[Start STORED DATA]
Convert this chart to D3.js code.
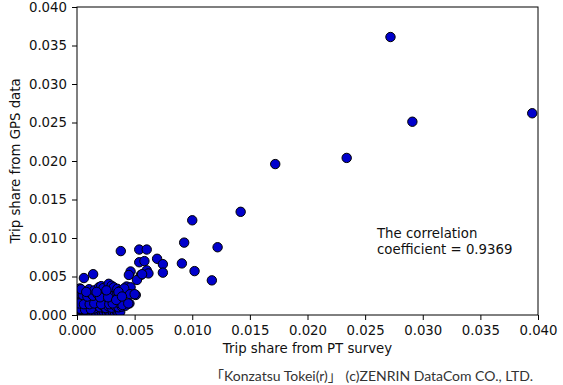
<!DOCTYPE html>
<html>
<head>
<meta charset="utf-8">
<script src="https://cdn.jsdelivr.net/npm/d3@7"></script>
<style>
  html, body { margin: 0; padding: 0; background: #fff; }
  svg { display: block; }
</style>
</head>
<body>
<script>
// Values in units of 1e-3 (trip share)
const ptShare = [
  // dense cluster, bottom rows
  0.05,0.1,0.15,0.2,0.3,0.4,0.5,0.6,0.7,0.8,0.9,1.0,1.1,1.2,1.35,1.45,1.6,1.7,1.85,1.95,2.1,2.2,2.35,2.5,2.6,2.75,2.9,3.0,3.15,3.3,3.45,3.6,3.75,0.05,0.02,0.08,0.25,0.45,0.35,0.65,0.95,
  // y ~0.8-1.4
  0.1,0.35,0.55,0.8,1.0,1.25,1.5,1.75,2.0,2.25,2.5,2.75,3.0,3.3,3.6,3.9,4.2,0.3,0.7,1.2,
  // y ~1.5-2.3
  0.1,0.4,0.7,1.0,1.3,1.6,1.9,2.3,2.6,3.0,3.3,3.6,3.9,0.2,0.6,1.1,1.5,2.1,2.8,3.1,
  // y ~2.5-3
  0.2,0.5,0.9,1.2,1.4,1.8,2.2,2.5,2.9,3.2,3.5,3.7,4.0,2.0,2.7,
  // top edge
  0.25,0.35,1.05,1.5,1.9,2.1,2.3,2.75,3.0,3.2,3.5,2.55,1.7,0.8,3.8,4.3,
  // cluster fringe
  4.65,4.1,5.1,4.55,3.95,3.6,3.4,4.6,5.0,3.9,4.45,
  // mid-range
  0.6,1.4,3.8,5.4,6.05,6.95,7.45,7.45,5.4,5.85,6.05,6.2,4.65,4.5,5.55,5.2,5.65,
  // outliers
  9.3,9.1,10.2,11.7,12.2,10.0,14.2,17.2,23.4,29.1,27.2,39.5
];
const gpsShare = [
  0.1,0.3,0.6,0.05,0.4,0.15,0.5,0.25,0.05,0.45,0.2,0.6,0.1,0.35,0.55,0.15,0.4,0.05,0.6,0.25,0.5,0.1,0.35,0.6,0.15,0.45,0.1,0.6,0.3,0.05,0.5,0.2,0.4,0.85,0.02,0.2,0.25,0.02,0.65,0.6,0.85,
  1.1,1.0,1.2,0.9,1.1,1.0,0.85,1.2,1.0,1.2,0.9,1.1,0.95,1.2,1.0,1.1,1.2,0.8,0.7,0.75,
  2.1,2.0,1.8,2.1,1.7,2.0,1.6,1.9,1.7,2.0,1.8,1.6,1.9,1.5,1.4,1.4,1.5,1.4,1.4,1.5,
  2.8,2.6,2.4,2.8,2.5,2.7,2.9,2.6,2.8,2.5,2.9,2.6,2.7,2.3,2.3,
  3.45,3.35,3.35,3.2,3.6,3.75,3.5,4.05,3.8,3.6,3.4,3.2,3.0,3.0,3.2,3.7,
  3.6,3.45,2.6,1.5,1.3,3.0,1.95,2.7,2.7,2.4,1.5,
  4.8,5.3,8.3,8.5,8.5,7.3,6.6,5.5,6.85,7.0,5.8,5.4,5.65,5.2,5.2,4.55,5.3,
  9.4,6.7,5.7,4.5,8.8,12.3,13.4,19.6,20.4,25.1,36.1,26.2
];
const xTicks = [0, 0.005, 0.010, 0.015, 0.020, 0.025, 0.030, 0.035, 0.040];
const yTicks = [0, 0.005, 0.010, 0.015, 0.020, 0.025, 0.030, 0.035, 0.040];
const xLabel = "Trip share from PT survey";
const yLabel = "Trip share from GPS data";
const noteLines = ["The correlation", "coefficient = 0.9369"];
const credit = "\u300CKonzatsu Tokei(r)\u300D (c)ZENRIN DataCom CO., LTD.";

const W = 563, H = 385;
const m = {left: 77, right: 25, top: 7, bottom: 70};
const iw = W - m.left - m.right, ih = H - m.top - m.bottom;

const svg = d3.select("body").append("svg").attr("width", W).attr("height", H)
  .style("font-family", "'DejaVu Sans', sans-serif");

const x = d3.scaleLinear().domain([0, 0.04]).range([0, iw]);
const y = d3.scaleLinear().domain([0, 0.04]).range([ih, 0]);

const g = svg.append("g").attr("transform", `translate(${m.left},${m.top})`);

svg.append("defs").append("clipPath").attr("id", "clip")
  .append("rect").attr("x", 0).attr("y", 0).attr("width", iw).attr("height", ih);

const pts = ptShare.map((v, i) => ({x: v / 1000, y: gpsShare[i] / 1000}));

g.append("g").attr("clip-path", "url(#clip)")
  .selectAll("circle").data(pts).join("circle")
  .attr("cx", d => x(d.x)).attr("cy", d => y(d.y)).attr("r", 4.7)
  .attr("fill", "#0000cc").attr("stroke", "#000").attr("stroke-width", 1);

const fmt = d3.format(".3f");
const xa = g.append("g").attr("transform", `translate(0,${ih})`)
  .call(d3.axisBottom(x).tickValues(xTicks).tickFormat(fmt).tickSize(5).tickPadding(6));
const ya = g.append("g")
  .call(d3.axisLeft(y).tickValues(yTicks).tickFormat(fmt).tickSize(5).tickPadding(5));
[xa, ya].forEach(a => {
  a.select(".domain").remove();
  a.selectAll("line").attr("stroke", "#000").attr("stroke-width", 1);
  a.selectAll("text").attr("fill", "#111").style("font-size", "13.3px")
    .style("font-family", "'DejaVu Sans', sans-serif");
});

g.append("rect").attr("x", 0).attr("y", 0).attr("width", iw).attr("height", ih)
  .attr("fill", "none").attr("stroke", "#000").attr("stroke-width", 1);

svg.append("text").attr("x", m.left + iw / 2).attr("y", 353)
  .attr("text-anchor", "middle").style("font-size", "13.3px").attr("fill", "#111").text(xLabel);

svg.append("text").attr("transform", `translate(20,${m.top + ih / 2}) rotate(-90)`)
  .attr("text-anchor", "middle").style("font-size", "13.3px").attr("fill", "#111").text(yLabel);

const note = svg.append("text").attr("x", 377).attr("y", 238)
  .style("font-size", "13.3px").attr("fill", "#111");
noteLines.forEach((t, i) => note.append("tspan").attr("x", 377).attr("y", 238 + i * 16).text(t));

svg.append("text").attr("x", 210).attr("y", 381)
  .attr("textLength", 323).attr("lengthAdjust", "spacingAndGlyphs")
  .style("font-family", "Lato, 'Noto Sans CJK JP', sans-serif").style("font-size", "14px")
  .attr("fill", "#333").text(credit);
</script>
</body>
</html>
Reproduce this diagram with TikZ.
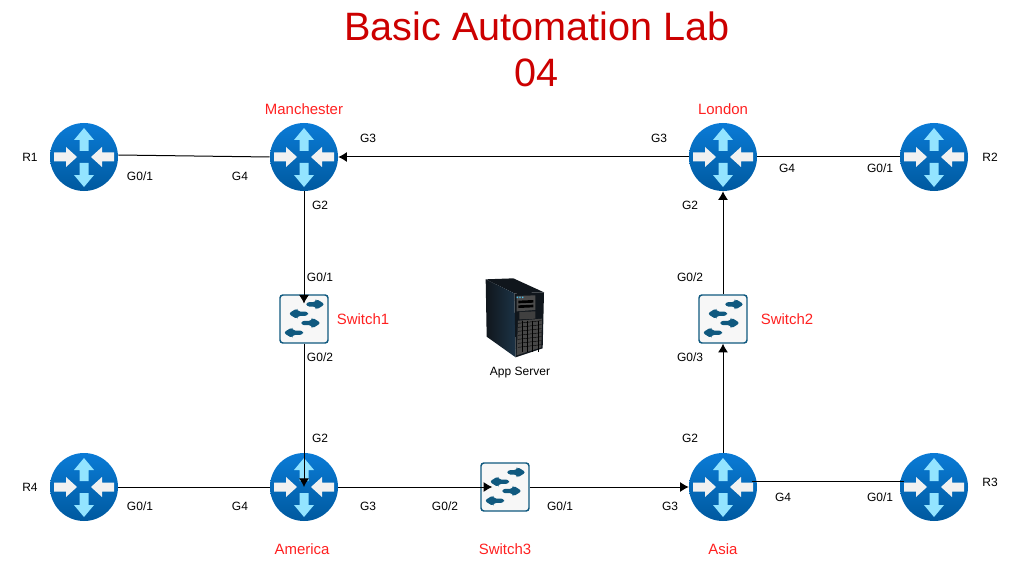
[End STORED DATA]
TASK INSTRUCTIONS.
Quote every record above exactly, omitting any pictures they contain.

SOLUTION TO THE PROBLEM.
Convert this chart to D3.js code.
<!DOCTYPE html>
<html>
<head>
<meta charset="utf-8">
<script src="https://cdn.jsdelivr.net/npm/d3@7"></script>
<style>
  html, body { margin: 0; padding: 0; background: #fff; }
  svg { display: block; }
</style>
</head>
<body>
<script>
// Values in units of 1e-3 (trip share)
const ptShare = [
  // dense cluster, bottom rows
  0.05,0.1,0.15,0.2,0.3,0.4,0.5,0.6,0.7,0.8,0.9,1.0,1.1,1.2,1.35,1.45,1.6,1.7,1.85,1.95,2.1,2.2,2.35,2.5,2.6,2.75,2.9,3.0,3.15,3.3,3.45,3.6,3.75,0.05,0.02,0.08,0.25,0.45,0.35,0.65,0.95,
  // y ~0.8-1.4
  0.1,0.35,0.55,0.8,1.0,1.25,1.5,1.75,2.0,2.25,2.5,2.75,3.0,3.3,3.6,3.9,4.2,0.3,0.7,1.2,
  // y ~1.5-2.3
  0.1,0.4,0.7,1.0,1.3,1.6,1.9,2.3,2.6,3.0,3.3,3.6,3.9,0.2,0.6,1.1,1.5,2.1,2.8,3.1,
  // y ~2.5-3
  0.2,0.5,0.9,1.2,1.4,1.8,2.2,2.5,2.9,3.2,3.5,3.7,4.0,2.0,2.7,
  // top edge
  0.25,0.35,1.05,1.5,1.9,2.1,2.3,2.75,3.0,3.2,3.5,2.55,1.7,0.8,3.8,4.3,
  // cluster fringe
  4.65,4.1,5.1,4.55,3.95,3.6,3.4,4.6,5.0,3.9,4.45,
  // mid-range
  0.6,1.4,3.8,5.4,6.05,6.95,7.45,7.45,5.4,5.85,6.05,6.2,4.65,4.5,5.55,5.2,5.65,
  // outliers
  9.3,9.1,10.2,11.7,12.2,10.0,14.2,17.2,23.4,29.1,27.2,39.5
];
const gpsShare = [
  0.1,0.3,0.6,0.05,0.4,0.15,0.5,0.25,0.05,0.45,0.2,0.6,0.1,0.35,0.55,0.15,0.4,0.05,0.6,0.25,0.5,0.1,0.35,0.6,0.15,0.45,0.1,0.6,0.3,0.05,0.5,0.2,0.4,0.85,0.02,0.2,0.25,0.02,0.65,0.6,0.85,
  1.1,1.0,1.2,0.9,1.1,1.0,0.85,1.2,1.0,1.2,0.9,1.1,0.95,1.2,1.0,1.1,1.2,0.8,0.7,0.75,
  2.1,2.0,1.8,2.1,1.7,2.0,1.6,1.9,1.7,2.0,1.8,1.6,1.9,1.5,1.4,1.4,1.5,1.4,1.4,1.5,
  2.8,2.6,2.4,2.8,2.5,2.7,2.9,2.6,2.8,2.5,2.9,2.6,2.7,2.3,2.3,
  3.45,3.35,3.35,3.2,3.6,3.75,3.5,4.05,3.8,3.6,3.4,3.2,3.0,3.0,3.2,3.7,
  3.6,3.45,2.6,1.5,1.3,3.0,1.95,2.7,2.7,2.4,1.5,
  4.8,5.3,8.3,8.5,8.5,7.3,6.6,5.5,6.85,7.0,5.8,5.4,5.65,5.2,5.2,4.55,5.3,
  9.4,6.7,5.7,4.5,8.8,12.3,13.4,19.6,20.4,25.1,36.1,26.2
];
const xTicks = [0, 0.005, 0.010, 0.015, 0.020, 0.025, 0.030, 0.035, 0.040];
const yTicks = [0, 0.005, 0.010, 0.015, 0.020, 0.025, 0.030, 0.035, 0.040];
const xLabel = "Trip share from PT survey";
const yLabel = "Trip share from GPS data";
const noteLines = ["The correlation", "coefficient = 0.9369"];
const credit = "\u300CKonzatsu Tokei(r)\u300D (c)ZENRIN DataCom CO., LTD.";

const W = 563, H = 385;
const m = {left: 77, right: 25, top: 7, bottom: 70};
const iw = W - m.left - m.right, ih = H - m.top - m.bottom;

const svg = d3.select("body").append("svg").attr("width", W).attr("height", H)
  .style("font-family", "'DejaVu Sans', sans-serif");

const x = d3.scaleLinear().domain([0, 0.04]).range([0, iw]);
const y = d3.scaleLinear().domain([0, 0.04]).range([ih, 0]);

const g = svg.append("g").attr("transform", `translate(${m.left},${m.top})`);

svg.append("defs").append("clipPath").attr("id", "clip")
  .append("rect").attr("x", 0).attr("y", 0).attr("width", iw).attr("height", ih);

const pts = ptShare.map((v, i) => ({x: v / 1000, y: gpsShare[i] / 1000}));

g.append("g").attr("clip-path", "url(#clip)")
  .selectAll("circle").data(pts).join("circle")
  .attr("cx", d => x(d.x)).attr("cy", d => y(d.y)).attr("r", 4.7)
  .attr("fill", "#0000cc").attr("stroke", "#000").attr("stroke-width", 1);

const fmt = d3.format(".3f");
const xa = g.append("g").attr("transform", `translate(0,${ih})`)
  .call(d3.axisBottom(x).tickValues(xTicks).tickFormat(fmt).tickSize(5).tickPadding(6));
const ya = g.append("g")
  .call(d3.axisLeft(y).tickValues(yTicks).tickFormat(fmt).tickSize(5).tickPadding(5));
[xa, ya].forEach(a => {
  a.select(".domain").remove();
  a.selectAll("line").attr("stroke", "#000").attr("stroke-width", 1);
  a.selectAll("text").attr("fill", "#111").style("font-size", "13.3px")
    .style("font-family", "'DejaVu Sans', sans-serif");
});

g.append("rect").attr("x", 0).attr("y", 0).attr("width", iw).attr("height", ih)
  .attr("fill", "none").attr("stroke", "#000").attr("stroke-width", 1);

svg.append("text").attr("x", m.left + iw / 2).attr("y", 353)
  .attr("text-anchor", "middle").style("font-size", "13.3px").attr("fill", "#111").text(xLabel);

svg.append("text").attr("transform", `translate(20,${m.top + ih / 2}) rotate(-90)`)
  .attr("text-anchor", "middle").style("font-size", "13.3px").attr("fill", "#111").text(yLabel);

const note = svg.append("text").attr("x", 377).attr("y", 238)
  .style("font-size", "13.3px").attr("fill", "#111");
noteLines.forEach((t, i) => note.append("tspan").attr("x", 377).attr("y", 238 + i * 16).text(t));

svg.append("text").attr("x", 210).attr("y", 381)
  .attr("textLength", 323).attr("lengthAdjust", "spacingAndGlyphs")
  .style("font-family", "Lato, 'Noto Sans CJK JP', sans-serif").style("font-size", "14px")
  .attr("fill", "#333").text(credit);
</script>
</body>
</html>
Reproduce this diagram with TikZ.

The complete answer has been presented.